Ja, unbedingt. Vor allem, weil man in der Öffentlichkeit und bei Fernsehsendern das Thema Alter nicht mehr scheut. Ellen Lucas ist eine ältere Frau, sie ist allein, bestimmte Dinge in ihrem Leben sind nicht gelungen. So wie wir jetzt damit umgehen und das zum Bestandteil der Rolle machen, bleibt es für mich ein Fest, die Lucas zu spielen.
Wie würden Sie Ellen Lucas’ Charakter beschreiben?
Als etwas raubeinig, introvertiert, als eine etwas distanzierte Frau. Sie hat keinerlei Angst, in Konflikte zu gehen, aber ihr fehlt ein bisschen die Diplomatie. Ihre Herzlichkeit muss man sich schon erarbeiten. Sie ist niemand, der sich leicht tut mit Kontakten.
Und wie würden Sie Ulrike Kriener beschreiben?
Als sehr offen, sehr interessiert, kontaktfreudig, manchmal unsicher, aber auch mit Selbstvertrauen gesegnet. Ich glaube, ich hab viel mehr Humor und bin alberner als die Lucas. Aber ich kann auch raubeinig sein.
Etliche Ihrer Kolleginnen und Kollegen, die im TV Kommissare spielten, sind ausgestiegen, weil sie nicht auf diese Rolle festgelegt werden wollten. Wie ist Ihre Haltung dazu?
Davor hatte ich nie Angst, auch weil ich parallel immer andere Rollen gespielt habe. Ich habe immer darauf geachtet, dass ich zum Beispiel in Komödien mitwirke oder mit anderen Themen beschäftigt war.
Apropos: Sie haben mit Doris Dörrie "Männer" und "Klimawechsel" gedreht. Hätten Sie Lust, mal wieder etwas mit ihr zu machen?
Auf jeden Fall. Da wäre ich sofort und mit fliegenden Fahnen dabei.
Im Programm der TV-Sender gibt es Krimis ohne Ende. Wie stehen Sie zu diesem Überfluss?
Es sind viele Krimis, da gebe ich Ihnen recht, aber ehrlich gesagt, wenn’s mir zu viele sind, mach ich einfach den Fernseher aus.

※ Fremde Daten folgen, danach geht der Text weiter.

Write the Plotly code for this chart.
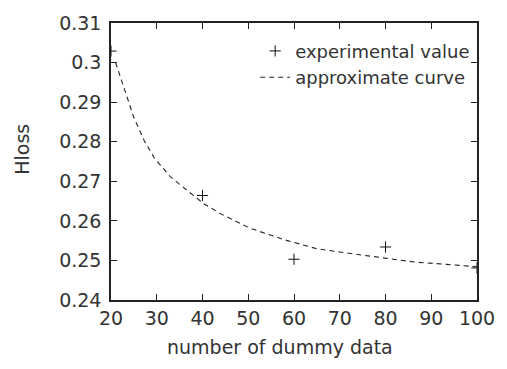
import plotly.graph_objects as go

exp_x = [20, 40, 60, 80, 100]
exp_y = [0.3029, 0.2664, 0.2503, 0.2534, 0.2481]

curve_x = [21, 23, 25, 27.3, 29.4, 33, 36.6, 40.2, 44.1, 50.5, 57.7, 64.8, 72, 79.1, 86.3, 93.4, 100]
curve_y = [0.3000, 0.2929, 0.2861, 0.2802, 0.2760, 0.2711, 0.2677, 0.2644, 0.2617,
           0.2581, 0.2553, 0.2530, 0.2518, 0.2507, 0.2496, 0.2490, 0.2484]

x_ticks = [20, 30, 40, 50, 60, 70, 80, 90, 100]
y_ticks = [0.24, 0.25, 0.26, 0.27, 0.28, 0.29, 0.30, 0.31]

FONT = "DejaVu Sans"
TXT = "#333333"

fig = go.Figure()
fig.add_trace(go.Scatter(
    x=exp_x, y=exp_y, mode="markers", name="experimental value",
    marker=dict(symbol="cross-thin", size=8, line=dict(color="#111", width=1)),
))
fig.add_trace(go.Scatter(
    x=curve_x, y=curve_y, mode="lines", name="approximate curve",
    line=dict(color="#222", width=1.1, dash="5px,4px"),
))

axis_common = dict(
    showgrid=False, zeroline=False, showline=True, linecolor="#222", linewidth=1.5,
    mirror="ticks", ticks="inside", ticklen=6, tickwidth=1, tickcolor="#222",
    tickfont=dict(family=FONT, size=19, color=TXT),
)

fig.update_layout(
    width=507, height=369,
    margin=dict(l=111, r=23, t=23, b=69),
    paper_bgcolor="white", plot_bgcolor="white",
    font=dict(family=FONT, size=19, color=TXT),
    showlegend=True,
    legend=dict(x=0.995, y=0.965, xanchor="right", yanchor="top",
                bgcolor="rgba(0,0,0,0)", borderwidth=0,
                font=dict(family=FONT, size=18, color=TXT),
                itemwidth=30, tracegroupgap=0),
    xaxis=dict(range=[20, 100], tickvals=x_ticks, ticktext=[str(v) for v in x_ticks],
               **axis_common),
    yaxis=dict(range=[0.24, 0.31], tickvals=y_ticks,
               ticktext=["0.24", "0.25", "0.26", "0.27", "0.28", "0.29", "0.3", "0.31"],
               ticklabelstandoff=4,
               **axis_common),
    annotations=[
        dict(text="number of dummy data", xref="paper", yref="paper", x=0.461, y=-0.170,
             xanchor="center", yanchor="middle", showarrow=False,
             font=dict(family=FONT, size=19, color=TXT)),
        dict(text="Hloss", xref="paper", yref="paper", x=-0.244, y=0.545, textangle=-90,
             xanchor="center", yanchor="middle", showarrow=False,
             font=dict(family=FONT, size=19, color=TXT)),
    ],
)

fig.write_html("out.html")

Und wann drehen Sie wieder in Nürnberg?
Im kommenden Frühjahr – wenn Corona es zulässt.
Info: Kommissarin Lucas ist seit 2003 in unregelmäßigen Abständen für das ZDF im Dienst. Schon in der Pilotfolge ließ sich die Titelfigur Ellen Lucas von Köln als Ermittlungsgruppenleiterin nach Regensburg versetzen. Bevor sie am 6. Februar in Nürnberg ihren ersten Kriminalfall klärt, wurden insgesamt 30 Folgen in der Oberpfalz gedreht. Als Gäste mit dabei waren unter anderem Heiner Lauterbach, Miroslav Nemec, August Zirner, Ronald Zehrfeld, Elmar Wepper und Hannelore Elsner. Solche Partner am Set sind der Hauptdarstellerin Ulrike Kriener wichtig.
Die erste fränkische "Kommissarin Lucas"-Folge, die schlicht den Titel "Nürnberg" trägt, beginnt mit einem Unfall, in den die Fahnderin gleich bei ihrer Ankunft mit ihrem Golf verwickelt ist. Im Kofferraum des beteiligten Fahrzeugs entdeckt Lucas eine Frauenleiche. Die Ermittlungen führen zu einer jungen Familie in prekären Verhältnissen, die nicht nur direkt mit dem Opfer verwandt ist, sondern deren Mitglieder allesamt als Täter infrage kommen.
Neben Ulrike Kriener und ihren neuen Kollegen Werner Fitz (Sebastian Schwarz) und Betty Sedlacek (Claudia Kottal) treten Heino Ferch als Polizeipsychologe und Katharina Schüttler als junge, überforderte Mutter auf. Regie führte Thomas Berger, das Drehbuch stammt von Christian Jeltsch. Im Vergleich zum Franken-"Tatort" kommt "Kommissarin Lucas" wenigstens in der ersten Folge ein ganzes Stück rauer daher. Das gilt auch für die Titelfigur. Gedreht wurde im Februar und März 2020 in München und Nürnberg, hier u. a. am Neuen Museum am Klarissenplatz, das als Polizeipräsidium dient. Außerdem am Heilig-Geist-Spital, in der Fürther Straße, an der Maxbrücke, am Altstadtring und an der Kaiserburg.
"Kommissarin Lucas – Nürnberg" läuft am Samstag, 6. Februar 2021, um 20.15 Uhr im ZDF, ab 5. Februar in der Mediathek.
Ulrike Kriener, geboren am 24. Dezember 1954 in Bottrop, zählt zu den beliebtesten deutschen Schauspielerinnen. Ihren Durchbruch schaffte sie zwischen Heiner Lauterbach und Uwe Ochsenknecht in Doris Dörries Erfolgskomödie "Männer". 2010 erhielt sie den Deutschen Fernsehpreis als Beste Schauspielerin für ihre Rolle in Dörries "Klimawechsel". Seit 2003 spielt sie die Titelfigur in der Samstags-Krimi-Reihe "Kommissarin Lucas" im ZDF. Zudem war Kriener, die in München lebt, im Fernseh-Mehrteiler "Die Gustloff" in der Regie von Josef Vilsmaier zu sehen.